Für den ehemaligen Lehrer hat sich bewährt, Jugendliche als Expertinnen und Experten ihrer eigenen Lebenswelt ernst zu nehmen und ins Gespräch zu kommen, warum sie bestimmte Dinge tun. „Bei der Selbstverortung wird die Erwachsenenkultur oft abgelehnt oder Alternativen werden gesucht. Viele Handlungen, die gesetzt werden, sind ein Ruf nach Orientierung“, so Zentner. Das sagen die Jugendlichen einem aber nicht so, „also müssen Forschende Daten erheben, bewerten, deuten und die Jugendlichen in die Interpretation der Ergebnisse wieder einbinden, damit sie richtigstellen können“, beschreibt er auch seinen Ansatz für SERENY.

Das Projektteam will bis Oktober 2023 wichtige Hebel identifiziert haben und Unterstützungsmaßnahmen für die in der Justiz tätigen Personen entwickeln. Als ersten Schritt führen die beteiligten Universitäten in 12 europäischen Ländern eine Policy-Analyse über geltende Grundsätze der Prävention junger Menschen in Haft durch, um Models of Good Practice herauszufiltern. Die Analyse fließt anschließend in die Befragungen ein, Herzstück des Engagements der Universität für Weiterbildung Krems und des OIIP. Es sollen Leitfaden-Interviews mit jungen Insass_innen in den teilnehmenden Ländern geführt werden, über Erlebnisse und Erfahrungen mit Radikalisierung im Gefängnis. Eine Fragebogen-Erhebung für Justizwacheorgane und weiteres Personal, das mit den jungen Inhaftierten zu tun hat, ist geplant. Hier sollen Wahrnehmungen beschrieben werden, wie Radikalisierung passiert und wo Intervention möglich wäre. Abschließend werden Gruppendiskussionen angesetzt, um quer durch den Strafvollzug herauszuarbeiten, was für Prävention gebraucht wird.

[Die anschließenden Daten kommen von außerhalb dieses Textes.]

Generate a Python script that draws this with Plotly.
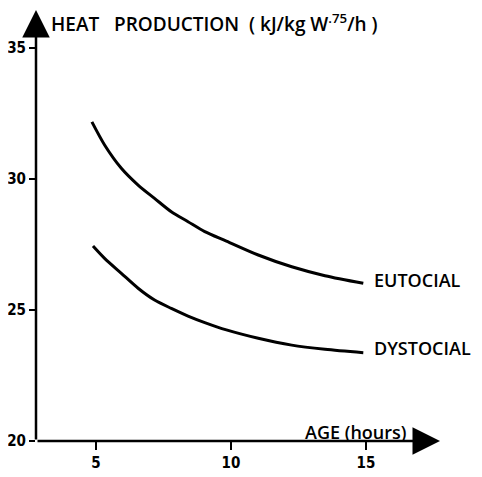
import plotly.graph_objects as go

# Data
age_eutocial = [4.85, 5.32, 5.94, 6.56, 7.17, 7.79, 8.41, 9.03, 9.83, 11.01, 12.25, 13.48, 14.90]
heat_eutocial = [32.18, 31.30, 30.41, 29.77, 29.26, 28.75, 28.37, 27.99, 27.63, 27.10, 26.65, 26.31, 26.02]

age_dystocial = [4.89, 5.32, 5.94, 6.56, 7.17, 7.79, 8.41, 9.03, 9.83, 11.01, 12.25, 13.48, 14.90]
heat_dystocial = [27.44, 26.97, 26.40, 25.83, 25.38, 25.06, 24.77, 24.52, 24.24, 23.92, 23.66, 23.50, 23.37]

x_ticks = [5, 10, 15]
y_ticks = [20, 25, 30, 35]
series_names = ["EUTOCIAL", "DYSTOCIAL"]

X_MIN, X_MAX = 2.78, 17.74
Y_MIN, Y_MAX = 20, 36.45

LABEL_FONT = "Open Sans, Lato, DejaVu Sans"
TICK_FONT = "Liberation Sans Narrow, DejaVu Sans Condensed, Roboto"

fig = go.Figure()
for xs, ys, name, dy in [(age_eutocial, heat_eutocial, series_names[0], 3),
                         (age_dystocial, heat_dystocial, series_names[1], 5)]:
    fig.add_trace(go.Scatter(x=xs, y=ys, mode="lines", name=name,
                             line=dict(color="black", width=3, shape="spline", smoothing=0.8),
                             showlegend=False, hoverinfo="skip"))
    fig.add_annotation(x=xs[-1], y=ys[-1], text=name, showarrow=False,
                       xanchor="left", yanchor="middle", xshift=9, yshift=dy,
                       font=dict(family=LABEL_FONT, size=18, color="black", weight=600))

# axes with arrows
fig.add_annotation(x=X_MAX, y=Y_MIN, ax=X_MIN, ay=Y_MIN, xref="x", yref="y",
                   axref="x", ayref="y", showarrow=True, arrowhead=2,
                   arrowsize=2.2, arrowwidth=2.5, arrowcolor="black", text="")
fig.add_annotation(x=X_MIN, y=Y_MAX, ax=X_MIN, ay=Y_MIN, xref="x", yref="y",
                   axref="x", ayref="y", showarrow=True, arrowhead=2,
                   arrowsize=2.2, arrowwidth=2.5, arrowcolor="black", text="")

fig.add_annotation(x=0.033, y=0.97, xref="paper", yref="paper",
                   text="HEAT   PRODUCTION  ( kJ/kg W<sup>.75</sup>/h )", showarrow=False,
                   xanchor="left", yanchor="middle",
                   font=dict(family=LABEL_FONT, size=19, color="black", weight=600))
fig.add_annotation(x=14.6, y=Y_MIN, xref="x", yref="y", text="AGE (hours)",
                   showarrow=False, xanchor="center", yanchor="bottom", yshift=-5,
                   font=dict(family=LABEL_FONT, size=18, color="black", weight=600))

fig.update_xaxes(range=[X_MIN, X_MAX], tickvals=x_ticks, ticktext=[str(v) for v in x_ticks],
                 ticks="outside", ticklen=8, tickwidth=1.5, tickcolor="black",
                 showgrid=False, zeroline=False, showline=False, automargin=False,
                 tickfont=dict(family=TICK_FONT, size=15, color="black", weight="bold"))
fig.update_yaxes(range=[Y_MIN, Y_MAX], tickvals=y_ticks, ticktext=[str(v) for v in y_ticks],
                 ticks="outside", ticklen=6, tickwidth=1.5, tickcolor="black",
                 showgrid=False, zeroline=False, showline=False, automargin=False,
                 tickfont=dict(family=TICK_FONT, size=15, color="black", weight="bold"))

# page body adds an 8px offset, so the figure is sized/margined to compensate
fig.update_layout(width=474, height=469, margin=dict(l=28, r=42, t=2, b=36),
                  plot_bgcolor="white", paper_bgcolor="white")

fig.write_html("out.html")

Prävention in überfüllten Haftanstalten klingt zunächst utopisch. Klar ist, dass es auch strukturelle Änderungen braucht: „Ich glaube, dass man Radikalisierung vorbeugen kann. Wenn man Menschen unter 25 Jahren in der Haft alternative Wege aufzeigt, Möglichkeiten zur Orientierung bietet und ihnen hilft, einen Weg einzuschlagen, der nach der Entlassung weiter unterstützt wird“, so der Jugendforscher. Die heimische Justizwache hat er bei vergangenen Schulungen stets als unterstützend erlebt. An der internationalen Forschungskooperation schätzt er, dass unterschiedliches Erfahrungswissen und verschiedene Interpretationen respektiert werden: „Für uns ist die Vielfalt der Zugänge innerhalb der europäischen Forschungslandschaft und der Praxis im Strafvollzug wesentlich. Wir lernen sehr viel vom interdisziplinären Ansatz und bauen Kooperationen für die Zukunft auf.“


MANFRED ZENTNER
Mag. Mag. Manfred Zentner ist wissenschaftlicher Mitarbeiter am Department für Migration und Globalisierung der Universität für Weiterbildung Krems. Der frühere Lehrer forscht zum Schwerpunkt Jugend und Migration. Seine Dissertation untersucht die Rolle außerschulischer Aktivitäten für die Integration von Migrant_innen.